My father just retired last month and he’s finally gotten around to sorting through years of old paper work and tossing out what he no longer needs. Today after he picked up my son from school for me, he brought over a folder which he said I might find interesting. I was intrigued. Opening the folder, I discovered that he had saved every one of my old school reports, primary school straight through to high school. It was fun reading through what all my old teachers had said of me. But there was definitely a pattern in the comments which emerged.
Grade 1 : Loretta enjoys reading and listening to stories.
Grade 2: Loretta has written some delightful stories.
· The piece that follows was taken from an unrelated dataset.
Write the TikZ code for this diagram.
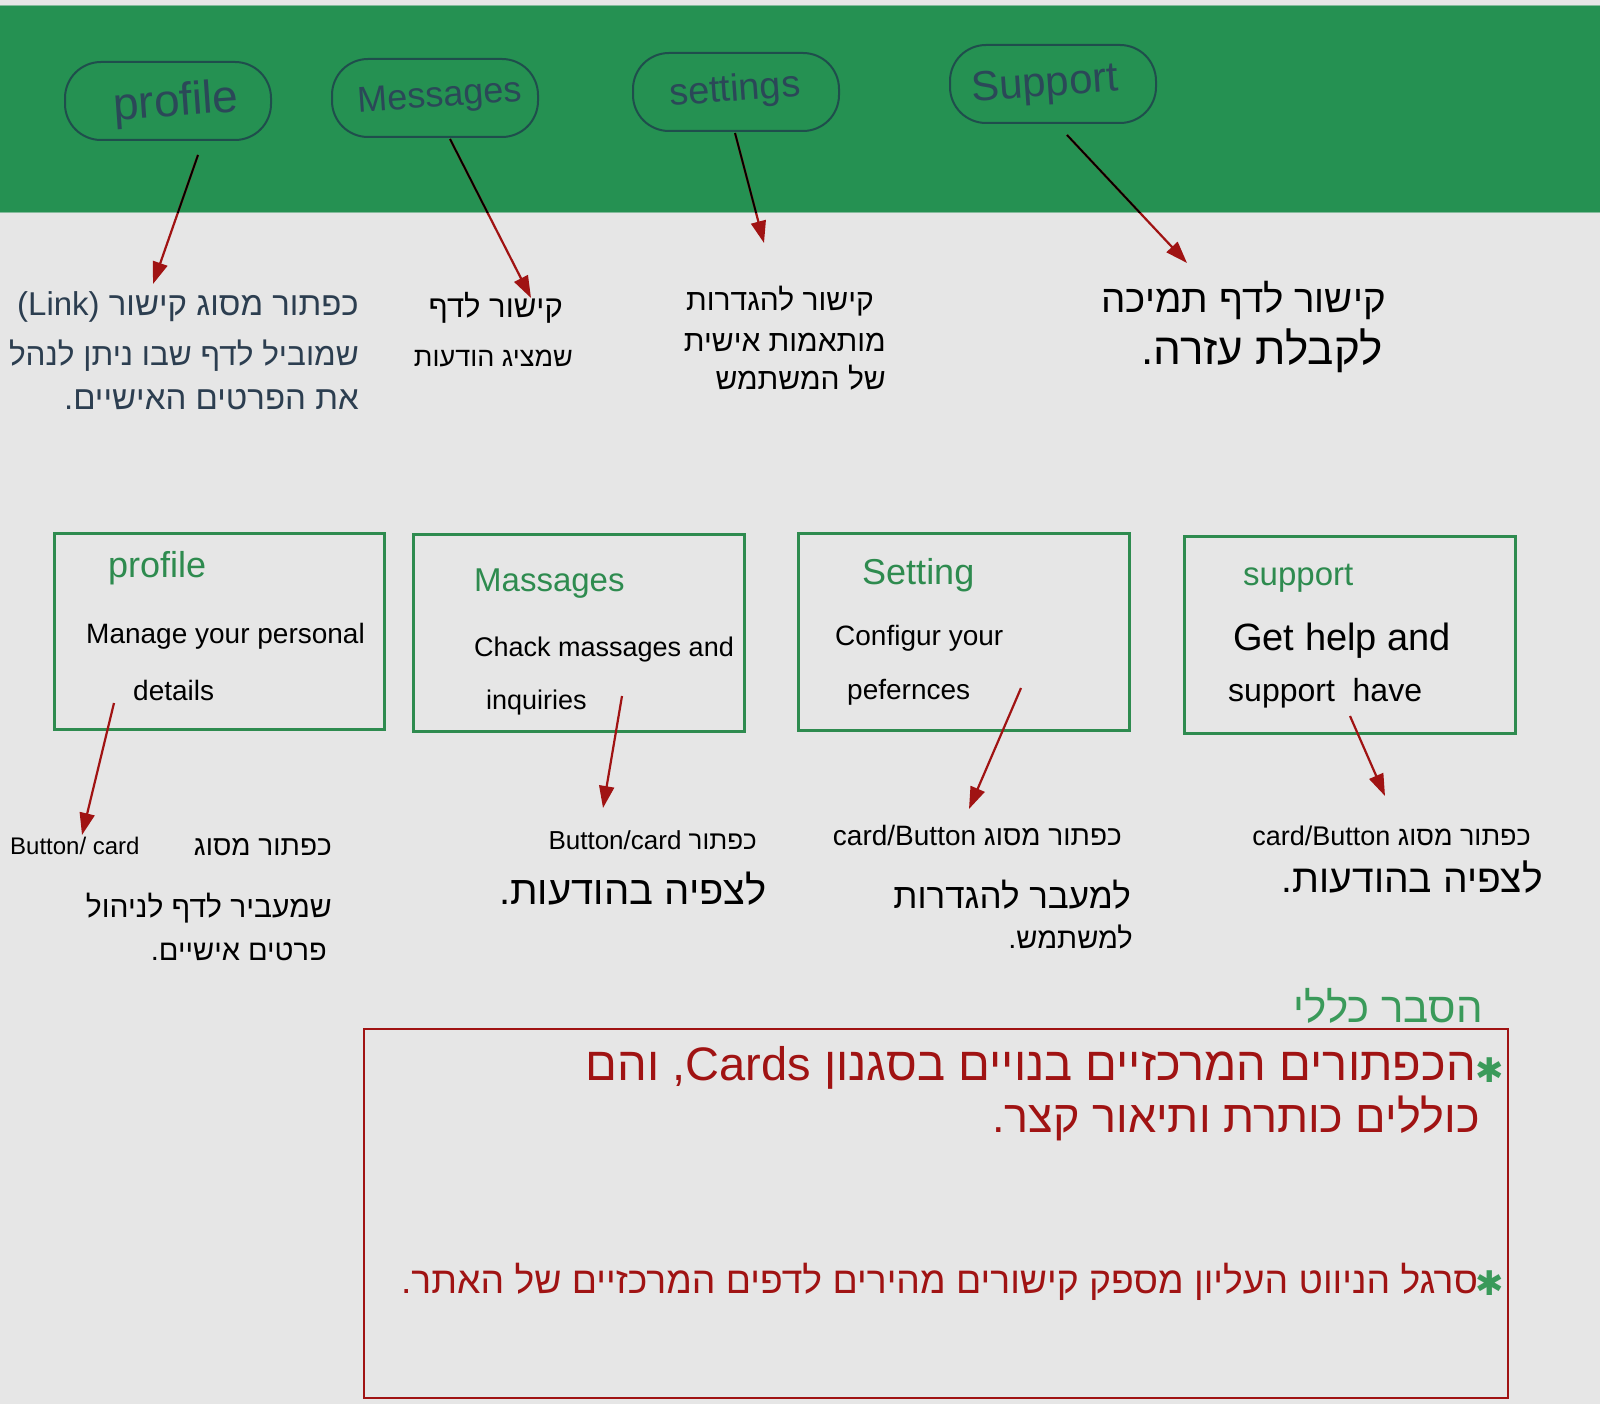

Grade 3: Loretta is a prolific and creative writer and has “published” a large number of stories, plays and poems.
Grade 4: Loretta really enjoys writing. Great stories Loretta!
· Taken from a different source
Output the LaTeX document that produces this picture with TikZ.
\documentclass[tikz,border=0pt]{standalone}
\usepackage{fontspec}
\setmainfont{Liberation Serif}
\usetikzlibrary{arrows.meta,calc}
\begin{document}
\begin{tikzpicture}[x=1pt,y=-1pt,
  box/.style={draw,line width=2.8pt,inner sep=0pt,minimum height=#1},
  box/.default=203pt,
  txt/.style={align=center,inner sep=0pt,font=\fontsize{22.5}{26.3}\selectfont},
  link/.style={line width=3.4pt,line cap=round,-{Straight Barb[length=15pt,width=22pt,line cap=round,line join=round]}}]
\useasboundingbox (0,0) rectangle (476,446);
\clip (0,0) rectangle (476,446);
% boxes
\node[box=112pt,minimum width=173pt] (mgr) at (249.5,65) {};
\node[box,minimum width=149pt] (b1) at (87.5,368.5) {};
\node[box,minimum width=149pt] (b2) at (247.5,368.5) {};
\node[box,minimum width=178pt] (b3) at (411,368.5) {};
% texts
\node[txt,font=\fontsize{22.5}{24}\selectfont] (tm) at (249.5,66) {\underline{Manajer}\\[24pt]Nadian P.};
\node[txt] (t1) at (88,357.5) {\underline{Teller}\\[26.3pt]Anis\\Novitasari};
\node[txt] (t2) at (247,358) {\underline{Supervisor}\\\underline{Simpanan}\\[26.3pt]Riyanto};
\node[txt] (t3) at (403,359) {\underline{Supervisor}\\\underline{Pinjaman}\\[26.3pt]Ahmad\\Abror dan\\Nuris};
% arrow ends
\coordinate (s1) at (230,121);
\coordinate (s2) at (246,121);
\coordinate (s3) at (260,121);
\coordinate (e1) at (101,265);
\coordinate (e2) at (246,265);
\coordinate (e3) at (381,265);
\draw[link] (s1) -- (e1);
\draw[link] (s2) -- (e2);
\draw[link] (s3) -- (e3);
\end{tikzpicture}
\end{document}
Grade 5: Loretta has produced some excellent and amusing stories.
Grade 6: There is a delightful element of humour and originality in Loretta’s creative writing.
And is goes on….
I always knew I loved to write, even as a kid. I didn’t realize anyone else knew about it or noticed enough to catalogue it. It made me laugh and also got me thinking about the constancy of my own character.
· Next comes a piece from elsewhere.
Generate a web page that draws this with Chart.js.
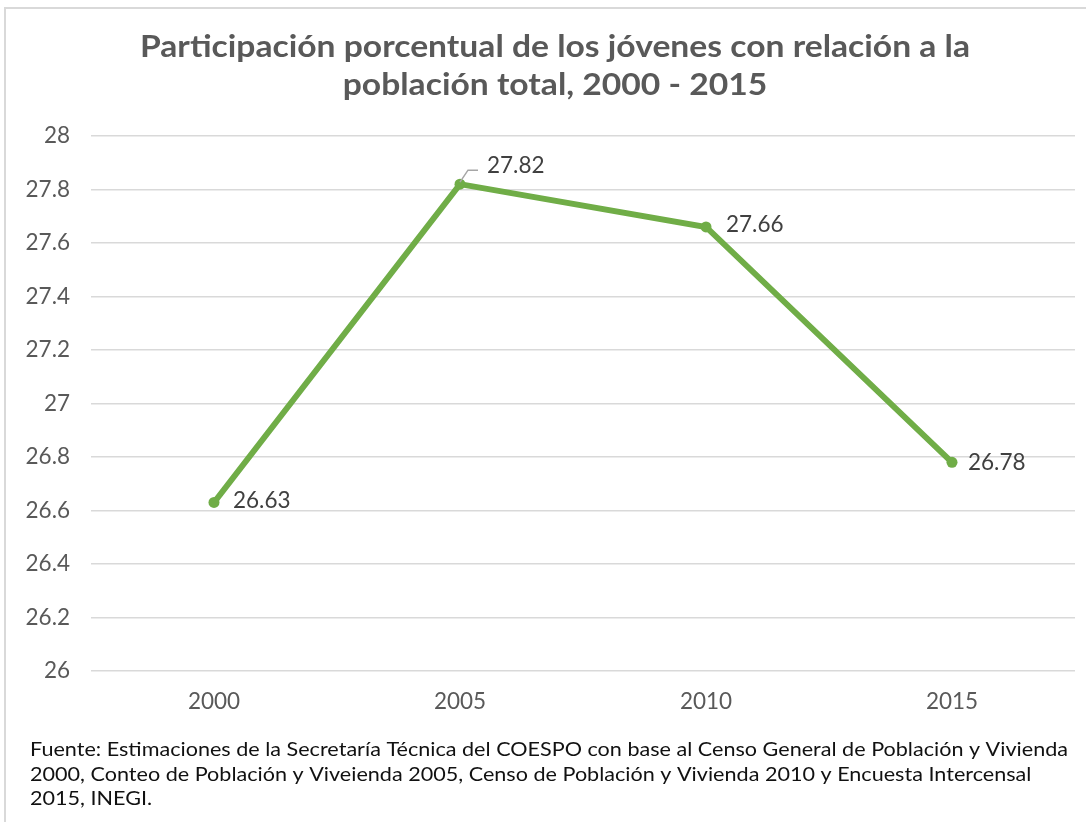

I think when creating characters for fiction we also need to keep a constancy there. Have you ever gotten angry or frustrated with a book because the hero does something completely out of character or he makes a decision that doesn’t make sense for the kind of person he is. It is always important to note that in a good story, the plot adapts to the behaviour of the character not the other way round. And even if the character themselves is completely unaware of what kind of person they are, the reader must know. Good characterisation makes every scene and plot point that much stronger.